SWIMMING TO HIS DEATH

Staddleman, who had always been known as a strong, steady swimmer, refused to obey the warning. It would have save his life had he done so. He started off at once and soon distanced his friends, who preferred to remain in close to the beach. On, on he swam, and his friends watched his movements with interest, mingled with alarm.

When out about 200 yards from shore he was seen to cease the use of his arms and sink beneath the waves. In a few moments he arose to the surface, but sank again and was seen no more. At first his panic-stricken friends could hardly realize what they had seen. It was several moments before they became aware his danger. Then they rushed wildly along the beach and wrung their hands in agony.

SANK FROM SIGHT

"Help, help him, he's drowning," some one cried. None of the party dared swim out that far and the work of rescue did not commence until one of the party suggested that a boat be sent out. It was several minutes before a boat was secured from fisherman and rowed to the spot where the daring swimmer was last seen. The men rowed around in the vicinity for some time and then gave up all hope of rescuing the unfortunate man. It was evident that he had been seized by cramps, which caused him to become perfectly helpless in every limb and to drown before help arrived.

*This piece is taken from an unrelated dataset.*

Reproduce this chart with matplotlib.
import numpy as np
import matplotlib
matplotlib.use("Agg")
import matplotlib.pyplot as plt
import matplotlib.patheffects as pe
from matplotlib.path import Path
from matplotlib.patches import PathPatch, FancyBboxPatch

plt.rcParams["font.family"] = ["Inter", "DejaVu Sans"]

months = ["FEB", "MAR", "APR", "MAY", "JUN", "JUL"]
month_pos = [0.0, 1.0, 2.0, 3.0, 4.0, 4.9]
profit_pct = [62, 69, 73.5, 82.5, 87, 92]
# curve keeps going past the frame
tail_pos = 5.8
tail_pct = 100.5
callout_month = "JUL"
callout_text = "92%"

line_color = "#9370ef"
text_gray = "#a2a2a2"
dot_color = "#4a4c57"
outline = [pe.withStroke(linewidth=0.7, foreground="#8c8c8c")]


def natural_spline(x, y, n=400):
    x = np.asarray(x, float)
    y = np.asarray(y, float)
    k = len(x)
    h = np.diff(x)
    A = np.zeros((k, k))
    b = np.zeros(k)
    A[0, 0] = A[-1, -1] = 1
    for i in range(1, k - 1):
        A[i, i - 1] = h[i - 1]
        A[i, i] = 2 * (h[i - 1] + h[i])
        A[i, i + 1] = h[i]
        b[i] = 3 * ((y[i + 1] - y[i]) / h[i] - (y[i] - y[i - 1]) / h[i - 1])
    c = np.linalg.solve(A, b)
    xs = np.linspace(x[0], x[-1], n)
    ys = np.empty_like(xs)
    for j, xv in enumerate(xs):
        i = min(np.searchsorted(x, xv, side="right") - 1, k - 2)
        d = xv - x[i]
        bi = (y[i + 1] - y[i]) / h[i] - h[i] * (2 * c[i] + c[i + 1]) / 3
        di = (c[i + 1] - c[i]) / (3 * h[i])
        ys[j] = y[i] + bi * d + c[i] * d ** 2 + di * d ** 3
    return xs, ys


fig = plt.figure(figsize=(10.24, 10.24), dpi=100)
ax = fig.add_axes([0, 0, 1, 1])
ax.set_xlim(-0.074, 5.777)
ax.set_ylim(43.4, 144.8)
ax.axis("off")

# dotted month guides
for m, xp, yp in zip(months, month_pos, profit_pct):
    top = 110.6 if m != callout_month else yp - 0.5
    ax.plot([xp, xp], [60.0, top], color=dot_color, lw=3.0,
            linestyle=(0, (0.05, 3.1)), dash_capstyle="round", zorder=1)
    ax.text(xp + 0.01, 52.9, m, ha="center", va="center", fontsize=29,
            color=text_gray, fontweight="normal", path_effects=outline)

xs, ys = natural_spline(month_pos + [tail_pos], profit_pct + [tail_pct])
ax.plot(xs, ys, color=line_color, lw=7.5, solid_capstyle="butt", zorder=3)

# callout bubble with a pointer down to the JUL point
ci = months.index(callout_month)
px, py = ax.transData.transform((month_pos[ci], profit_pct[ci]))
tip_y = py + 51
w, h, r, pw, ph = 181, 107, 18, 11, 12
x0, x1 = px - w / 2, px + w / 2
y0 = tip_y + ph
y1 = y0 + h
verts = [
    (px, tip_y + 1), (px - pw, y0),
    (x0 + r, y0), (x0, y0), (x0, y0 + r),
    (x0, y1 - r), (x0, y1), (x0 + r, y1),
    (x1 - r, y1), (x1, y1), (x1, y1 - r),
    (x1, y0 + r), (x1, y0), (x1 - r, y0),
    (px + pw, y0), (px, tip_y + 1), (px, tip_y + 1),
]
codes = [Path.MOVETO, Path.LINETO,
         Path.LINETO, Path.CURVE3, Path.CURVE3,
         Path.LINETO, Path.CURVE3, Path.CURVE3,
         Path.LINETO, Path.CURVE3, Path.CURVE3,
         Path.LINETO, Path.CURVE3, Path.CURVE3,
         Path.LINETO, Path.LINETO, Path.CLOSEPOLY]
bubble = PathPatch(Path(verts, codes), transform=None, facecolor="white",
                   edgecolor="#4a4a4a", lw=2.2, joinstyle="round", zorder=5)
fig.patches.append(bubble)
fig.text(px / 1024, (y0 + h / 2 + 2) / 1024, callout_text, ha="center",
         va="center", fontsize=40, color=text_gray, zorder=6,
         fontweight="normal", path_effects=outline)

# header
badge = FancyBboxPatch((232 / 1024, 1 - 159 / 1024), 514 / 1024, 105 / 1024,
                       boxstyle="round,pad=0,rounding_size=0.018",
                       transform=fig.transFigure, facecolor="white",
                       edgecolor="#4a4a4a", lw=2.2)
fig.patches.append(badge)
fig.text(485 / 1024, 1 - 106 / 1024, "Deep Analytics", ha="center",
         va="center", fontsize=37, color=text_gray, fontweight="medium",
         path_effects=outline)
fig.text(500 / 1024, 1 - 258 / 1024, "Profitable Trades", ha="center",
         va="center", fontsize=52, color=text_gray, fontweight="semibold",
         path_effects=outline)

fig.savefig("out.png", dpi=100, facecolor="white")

All efforts to find the body were without avail, but the search was kept up all the afternoon. Policeman James Kelly No. 2 was summoned. He wrapped up the drowned man's clothes and took them to the Morgue. He also brought a written statement of the tragic occurrence from C. Herman, the proprietor of the bath-house. Herman declared that Staddleman was at least half a mile from shore when he disappeared, but others say the distance was not more than 200 yards out. It is feared that the body may be carried tout to sea by the strong current.

Staddleman was a very popular Swiss, being a member of the sharpshooters and the Gruetli Verein. He was singe, aged 30 years and rooms at the house of his cousin, Victor Strett, 1722 Clay street.